Bernie Sanders has made no secret of his distaste for the Democratic Party establishment during this year’s hotly contested presidential primary. Now he’s putting it all on paper, writing a New York Times editorial calling on the party to “wake up” in time for this year’s general election, which figures to pit Sanders’ rival Hillary Clinton against New York businessman Donald Trump.
Sanders starts by discussing the recent vote in the United Kingdom to leave the European Union:
Surprise, surprise. Workers in Britain, many of whom have seen a decline in their standard of living while the very rich in their country have become much richer, have turned their backs on the European Union and a globalized economy that is failing them and their children.
Sanders calls attention to the U.S. factories that have closed, leaving workers without jobs as corporations continue to reap profits. He is careful, though, to reject the xenophobic sentiments that both Trump and the UK Leave campaign have used.
Let’s be clear. The global economy is not working for the majority of people in our country and the world.
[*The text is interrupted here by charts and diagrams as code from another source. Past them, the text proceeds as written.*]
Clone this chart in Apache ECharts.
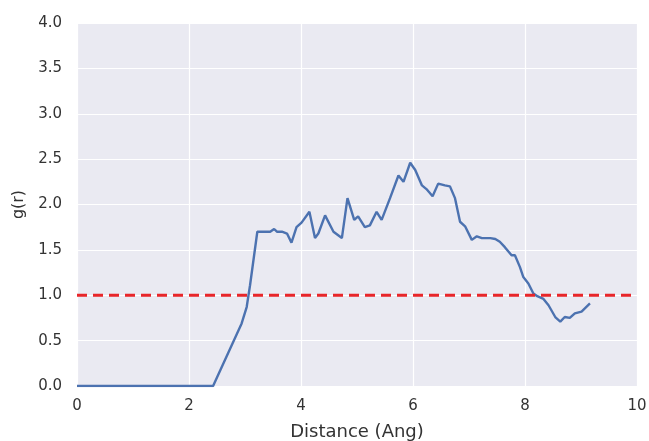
<!DOCTYPE html>
<html>
<head>
<meta charset="utf-8">
<script src="https://cdn.jsdelivr.net/npm/echarts@6/dist/echarts.min.js"></script>
<style>
html,body{margin:0;padding:0;background:#fff;}
#chart{width:649px;height:441px;}
</style>
</head>
<body>
<div id="chart"></div>
<script>
// Distance (Ang)
const distances = [0, 2.43, 2.94, 3.03, 3.09, 3.22, 3.45, 3.52, 3.57, 3.66, 3.75, 3.83, 3.92, 4.01, 4.15, 4.25, 4.31, 4.43, 4.58, 4.73, 4.83, 4.95, 5.02, 5.14, 5.23, 5.35, 5.44, 5.59, 5.74, 5.83, 5.95, 6.04, 6.16, 6.24, 6.35, 6.45, 6.57, 6.66, 6.75, 6.84, 6.93, 7.05, 7.14, 7.23, 7.38, 7.47, 7.55, 7.64, 7.76, 7.82, 7.91, 7.97, 8.06, 8.15, 8.22, 8.33, 8.42, 8.54, 8.63, 8.71, 8.80, 8.89, 9.01, 9.16];
// g(r)
const gr = [0, 0, 0.69, 0.87, 1.11, 1.70, 1.70, 1.73, 1.70, 1.70, 1.68, 1.58, 1.75, 1.80, 1.92, 1.63, 1.68, 1.88, 1.70, 1.63, 2.07, 1.83, 1.87, 1.75, 1.77, 1.92, 1.83, 2.07, 2.32, 2.25, 2.46, 2.38, 2.21, 2.17, 2.09, 2.23, 2.21, 2.20, 2.07, 1.81, 1.76, 1.61, 1.65, 1.63, 1.63, 1.62, 1.59, 1.53, 1.44, 1.44, 1.31, 1.20, 1.13, 1.02, 0.99, 0.96, 0.89, 0.76, 0.71, 0.76, 0.75, 0.80, 0.82, 0.91];
const refX = [0, 10];
const refY = [1.0, 1.0];
const xTicks = [0, 2, 4, 6, 8, 10];
const yTicks = [0.0, 0.5, 1.0, 1.5, 2.0, 2.5, 3.0, 3.5, 4.0];

const chart = echarts.init(document.getElementById('chart'), null, {renderer: 'canvas'});
const font = 'DejaVu Sans';
chart.setOption({
  animation: false,
  backgroundColor: '#ffffff',
  grid: {left: 77, right: 12, top: 23, bottom: 55, show: true, backgroundColor: '#EAEAF2', borderWidth: 0,
    containLabel: false, outerBoundsMode: 'none'},
  xAxis: {
    type: 'value', min: xTicks[0], max: xTicks[xTicks.length - 1], interval: 2,
    name: 'Distance (Ang)', nameLocation: 'middle', nameGap: 37,
    nameTextStyle: {fontFamily: font, fontSize: 18, color: '#333333'},
    axisLine: {show: false}, axisTick: {show: false},
    axisLabel: {fontFamily: font, fontSize: 15, color: '#333333', margin: 13},
    splitLine: {show: true, lineStyle: {color: '#ffffff', width: 1.2}}
  },
  yAxis: {
    type: 'value', min: yTicks[0], max: yTicks[yTicks.length - 1], interval: 0.5,
    name: 'g(r)', nameLocation: 'middle', nameGap: 50,
    nameTextStyle: {fontFamily: font, fontSize: 16, color: '#333333'},
    axisLine: {show: false}, axisTick: {show: false},
    axisLabel: {fontFamily: font, fontSize: 15, color: '#333333', margin: 15,
      formatter: v => v.toFixed(1)},
    splitLine: {show: true, lineStyle: {color: '#ffffff', width: 1.2}}
  },
  series: [
    {
      type: 'line', data: distances.map((d, i) => [d, gr[i]]),
      showSymbol: false, lineStyle: {color: '#4C72B0', width: 2.4}, z: 3
    },
    {
      type: 'line', data: refX.map((d, i) => [d, refY[i]]),
      showSymbol: false, lineStyle: {color: '#E8262A', width: 2.8, type: [10, 6]}, z: 4
    }
  ]
});
</script>
</body>
</html>
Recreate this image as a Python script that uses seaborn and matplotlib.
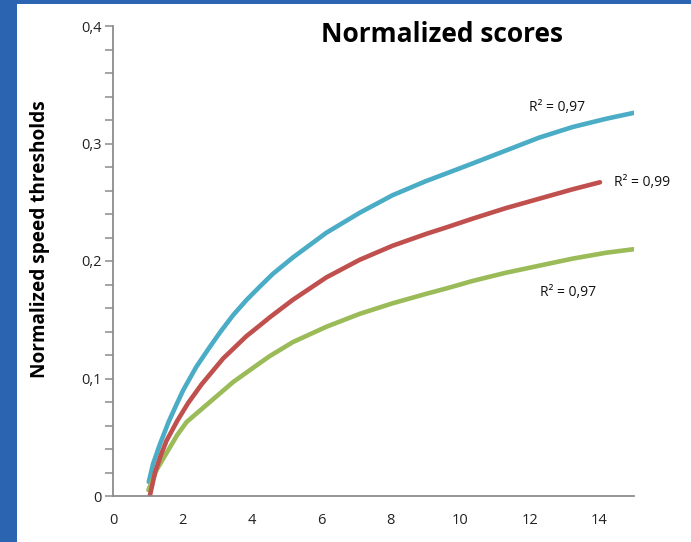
import matplotlib
matplotlib.use("Agg")
import matplotlib.pyplot as plt
from matplotlib.patches import Rectangle
from matplotlib.ticker import MultipleLocator
import seaborn as sns
import pandas as pd

# ---- data ----
blue_x = [1.03, 1.15, 1.35, 1.6, 1.83, 2.02, 2.4, 2.79, 3.1, 3.46, 3.85, 4.22, 4.6, 5.18, 6.14, 7.10, 8.05, 9.01, 9.64, 10.35, 11.31, 12.27, 13.23, 14.19, 14.98]
blue_y = [0.012, 0.027, 0.044, 0.063, 0.078, 0.090, 0.110, 0.127, 0.140, 0.154, 0.167, 0.178, 0.189, 0.203, 0.224, 0.241, 0.256, 0.268, 0.275, 0.283, 0.294, 0.305, 0.314, 0.321, 0.326]

red_x = [1.06, 1.21, 1.38, 1.54, 1.85, 2.16, 2.55, 3.17, 3.84, 4.22, 4.51, 5.18, 6.14, 7.10, 8.05, 9.01, 9.64, 10.35, 11.31, 12.27, 13.23, 14.02]
red_y = [0.0, 0.020, 0.035, 0.047, 0.064, 0.079, 0.095, 0.117, 0.136, 0.145, 0.152, 0.167, 0.186, 0.201, 0.213, 0.223, 0.229, 0.236, 0.245, 0.253, 0.261, 0.267]

green_x = [1.02, 1.25, 1.59, 1.85, 2.12, 2.79, 3.46, 4.22, 4.51, 5.18, 6.14, 7.10, 8.05, 9.01, 9.64, 10.35, 11.31, 12.27, 13.23, 14.19, 14.98]
green_y = [0.005, 0.022, 0.039, 0.052, 0.063, 0.080, 0.097, 0.113, 0.119, 0.131, 0.144, 0.155, 0.164, 0.172, 0.177, 0.183, 0.190, 0.196, 0.202, 0.207, 0.210]

series_names = ["blue", "red", "green"]
series_colors = ["#4bacc6", "#c0504d", "#9bbb59"]
r2_labels = ["R\u00b2 = 0,97", "R\u00b2 = 0,99", "R\u00b2 = 0,97"]

y_ticks = [0.0, 0.1, 0.2, 0.3, 0.4]
y_tick_labels = ["0", "0,1", "0,2", "0,3", "0,4"]
x_ticks = [0, 2, 4, 6, 8, 10, 12, 14]
x_tick_labels = ["0", "2", "4", "6", "8", "10", "12", "14"]

title_text = "Normalized scores"
ylabel_text = "Normalized speed thresholds"

# ---- build long-form table ----
frames = []
for name, xs, ys in zip(series_names, [blue_x, red_x, green_x], [blue_y, red_y, green_y]):
    frames.append(pd.DataFrame({"x": xs, "y": ys, "series": name}))
df = pd.concat(frames, ignore_index=True)

sns.set_theme(style="white")
plt.rcParams["font.family"] = ["Open Sans", "DejaVu Sans"]

W, H = 691, 542
fig = plt.figure(figsize=(W / 100, H / 100), dpi=100)
fig.patch.set_facecolor("#2b64b0")
fig.patches.append(Rectangle((17 / W, 0), 1 - 17 / W, 1 - 4 / H, transform=fig.transFigure,
                             facecolor="white", edgecolor="none", zorder=-5))

ax = fig.add_axes([113 / W, 1 - 496 / H, (634 - 113) / W, (496 - 26) / H])
ax.set_zorder(2)
ax.set_facecolor("none")

sns.lineplot(data=df, x="x", y="y", hue="series", palette=dict(zip(series_names, series_colors)),
             hue_order=["blue", "green", "red"], linewidth=3.3, legend=False, ax=ax,
             sort=True, estimator=None, solid_capstyle="round", solid_joinstyle="round")

ax.set_xlim(0, 15)
ax.set_ylim(0, 0.4)
ax.set_xticks(x_ticks)
ax.set_xticklabels(x_tick_labels, fontsize=10.5)
ax.set_yticks(y_ticks)
ax.set_yticklabels(y_tick_labels, fontsize=10.5)
ax.yaxis.set_minor_locator(MultipleLocator(0.02))
ax.set_xlabel("")
ax.set_ylabel("")

for side in ["top", "right"]:
    ax.spines[side].set_visible(False)
for side in ["left", "bottom"]:
    ax.spines[side].set_color("#8c8c8c")
    ax.spines[side].set_linewidth(1.3)

ax.tick_params(axis="y", which="both", direction="out", length=6, width=1.1, color="#8c8c8c",
               left=True, pad=2, labelcolor="#222222")
ax.tick_params(axis="x", which="both", length=0, pad=12, labelcolor="#222222")

# R² annotations
ann_pos = [(11.98, 0.331), (14.43, 0.267), (12.3, 0.173)]
for (tx, ty), lab in zip(ann_pos, r2_labels):
    ax.text(tx, ty, lab, fontsize=10, ha="left", va="center", color="#111111", clip_on=False)

fig.text(442 / W, 1 - 35 / H, title_text, fontsize=19, fontweight="bold", ha="center",
         va="center", color="black", zorder=3)
fig.text(40 / W, 1 - 239 / H, ylabel_text, fontsize=13.7, fontweight="bold", rotation=90,
         ha="center", va="center", color="black", zorder=3)

fig.savefig("out.png", dpi=100, facecolor=fig.get_facecolor())
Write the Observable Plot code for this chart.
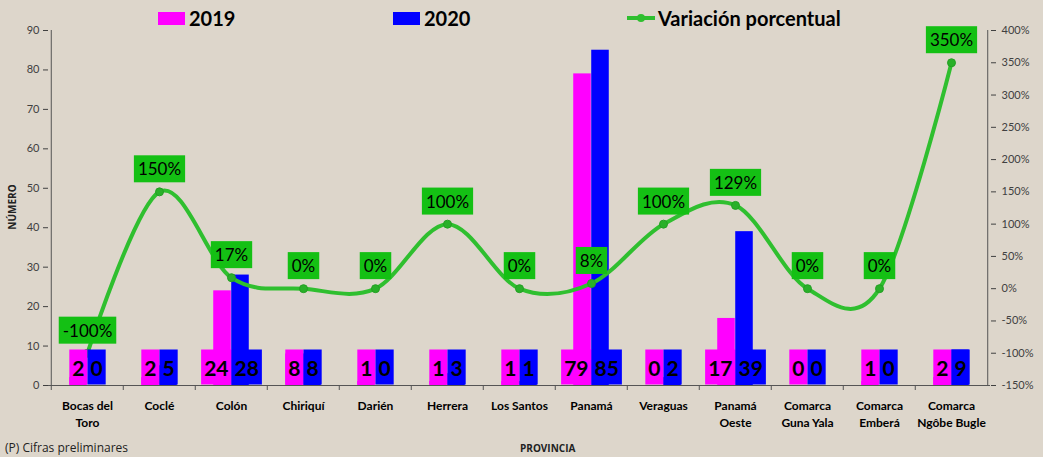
<!DOCTYPE html>
<html><head><meta charset="utf-8">
<script src="https://cdn.jsdelivr.net/npm/d3@7"></script>
<script src="https://cdn.jsdelivr.net/npm/@observablehq/plot@0.6"></script>
<style>
html,body{margin:0;padding:0;background:#ddd6cb;}
body{width:1043px;height:457px;overflow:hidden;position:relative;font-family:Lato,"Open Sans",sans-serif;}
#chart{position:absolute;left:0;top:0;}
#chart svg{overflow:visible;background:transparent;}
.leg{position:absolute;top:6px;height:24px;display:flex;align-items:center;font:bold 20px Lato,sans-serif;color:#000;}
.sw{width:27px;height:13px;margin-right:4px;}
.ln{position:relative;width:28px;height:4px;background:#2fbf2f;margin-right:3px;}
.ln::after{content:"";position:absolute;left:10px;top:-2px;width:8px;height:8px;border-radius:50%;background:#2fbf2f;}
.note{position:absolute;font-family:"Open Sans",Lato,sans-serif;color:#222;}
</style></head>
<body>
<div id="chart"></div>
<div class="leg" style="left:158px"><div class="sw" style="background:#ff00ff"></div>2019</div>
<div class="leg" style="left:393px"><div class="sw" style="background:#0000ff"></div>2020</div>
<div class="leg" style="left:627px"><div class="ln"></div>Variación porcentual</div>
<div class="note" style="left:-18px;top:200px;width:60px;text-align:center;font-size:10px;font-weight:bold;transform:rotate(-90deg);">NÚMERO</div>
<div class="note" style="left:5px;top:439px;font-size:12px;">(P) Cifras preliminares</div>
<div class="note" style="left:520px;top:441px;font-size:10px;font-weight:bold;">PROVINCIA</div>
<script>
const provincias = ["Bocas del\nToro","Coclé","Colón","Chiriquí","Darién","Herrera","Los Santos","Panamá","Veraguas","Panamá\nOeste","Comarca\nGuna Yala","Comarca\nEmberá","Comarca\nNgôbe Bugle"];
const v2019 = [2,2,24,8,1,1,1,79,0,17,0,1,2];
const v2020 = [0,5,28,8,0,3,1,85,2,39,0,0,9];
const variacion = [-100,150,17,0,0,100,0,8,100,129,0,0,350];
const ticksNumero = [0,10,20,30,40,50,60,70,80,90];
const ticksPct = [-150,-100,-50,0,50,100,150,200,250,300,350,400];

const rows = provincias.map((p,i)=>({prov:p, v2019:v2019[i], v2020:v2020[i], pct:variacion[i]}));

const W=1043,H=457,mL=48,mR=53,mT=30,mB=72;
const bw=(W-mL-mR)/provincias.length;
const barW=18;
const pMin=-150,pMax=400,yMax=90;
const toY=p=>(p-pMin)*yMax/(pMax-pMin);
const fromY=y=>Math.round(y*(pMax-pMin)/yMax+pMin);
const green="#2fbf2f", boxGreen="#14c014";

const plot = Plot.plot({
  width:W,height:H,marginLeft:mL,marginRight:mR,marginTop:mT,marginBottom:mB,
  style:{background:"transparent",fontFamily:"Lato, sans-serif",overflow:"visible"},
  x:{domain:provincias,padding:0,label:null},
  y:{domain:[0,yMax],label:null},
  marks:[
    Plot.barY(rows,{x:"prov",y:"v2019",fill:"#ff00ff",insetLeft:bw/2-barW,insetRight:bw/2}),
    Plot.barY(rows,{x:"prov",y:"v2020",fill:"#0000ff",insetLeft:bw/2,insetRight:bw/2-barW}),
    Plot.ruleY([0],{stroke:"#555"}),
    Plot.ruleX([provincias[0]],{dx:-bw/2,stroke:"#555"}),
    Plot.ruleX([provincias[provincias.length-1]],{dx:bw/2,stroke:"#555"}),
    Plot.axisY(ticksNumero,{anchor:"left",tickSize:5,tickPadding:4,fontSize:11,color:"#404040",label:null}),
    Plot.axisY(ticksPct.map(toY),{anchor:"right",tickSize:5,tickPadding:6,fontSize:11,color:"#404040",label:null,tickFormat:d=>fromY(d)+"%"}),
    Plot.axisX({tickSize:5,tickFormat:()=>"",dx:-bw/2,color:"#555",label:null}),
    Plot.axisX({tickSize:0,tickPadding:13,fontSize:12,fontWeight:"bold",lineHeight:1.4,color:"#000",label:null}),
    Plot.line(rows,{x:"prov",y:d=>toY(d.pct),stroke:green,strokeWidth:4,curve:"cardinal"}),
    Plot.dot(rows,{x:"prov",y:d=>toY(d.pct),r:4,fill:"#29b029",stroke:"#23a023",strokeWidth:1}),
    Plot.text(rows,{x:"prov",y:d=>toY(d.pct),text:d=>d.pct+"%",dy:-22,fontSize:17,fill:"#000",ariaDescription:"lblpct"}),
    Plot.text(rows,{x:"prov",text:d=>String(d.v2019),frameAnchor:"bottom",dy:-10,dx:-3,textAnchor:"end",fontSize:21,fontWeight:"bold",fill:"#000",ariaDescription:"lbl2019"}),
    Plot.text(rows,{x:"prov",text:d=>String(d.v2020),frameAnchor:"bottom",dy:-10,dx:3,textAnchor:"start",fontSize:21,fontWeight:"bold",fill:"#000",ariaDescription:"lbl2020"})
  ]
});
document.getElementById("chart").appendChild(plot);

function boxes(desc, fill, padX, padY){
  const g = plot.querySelector(`g[aria-description="${desc}"]`);
  if(!g) return;
  g.querySelectorAll("text").forEach(t=>{
    const b=t.getBBox();
    const r=document.createElementNS("http://www.w3.org/2000/svg","rect");
    r.setAttribute("x",b.x-padX);
    r.setAttribute("y",b.y-padY);
    r.setAttribute("width",b.width+2*padX);
    r.setAttribute("height",b.height+2*padY);
    r.setAttribute("fill",fill);
    r.setAttribute("stroke","none");
    const tr=t.getAttribute("transform");
    if(tr) r.setAttribute("transform",tr);
    g.insertBefore(r,t);
  });
}
boxes("lblpct",boxGreen,4,3);
boxes("lbl2019","#ff00ff",3,5);
boxes("lbl2020","#0000ff",3,5);
</script>
</body></html>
This is an economic model developed by the economic elite to benefit the economic elite. We need real change.
But we do not need change based on the demagogy, bigotry and anti-immigrant sentiment that punctuated so much of the Leave campaign’s rhetoric — and is central to Donald J. Trump’s message.
Sanders argues that Americans should reject the Trans Pacific Partnership, a free trade deal favored by the Obama administration and previously endorsed by Clinton (she now says she is against it).
Sanders closes by saying that if the Democratic Party doesn’t respond to citizens’ demands for a more fair economy, they are in for a shocking result, just like in Britain.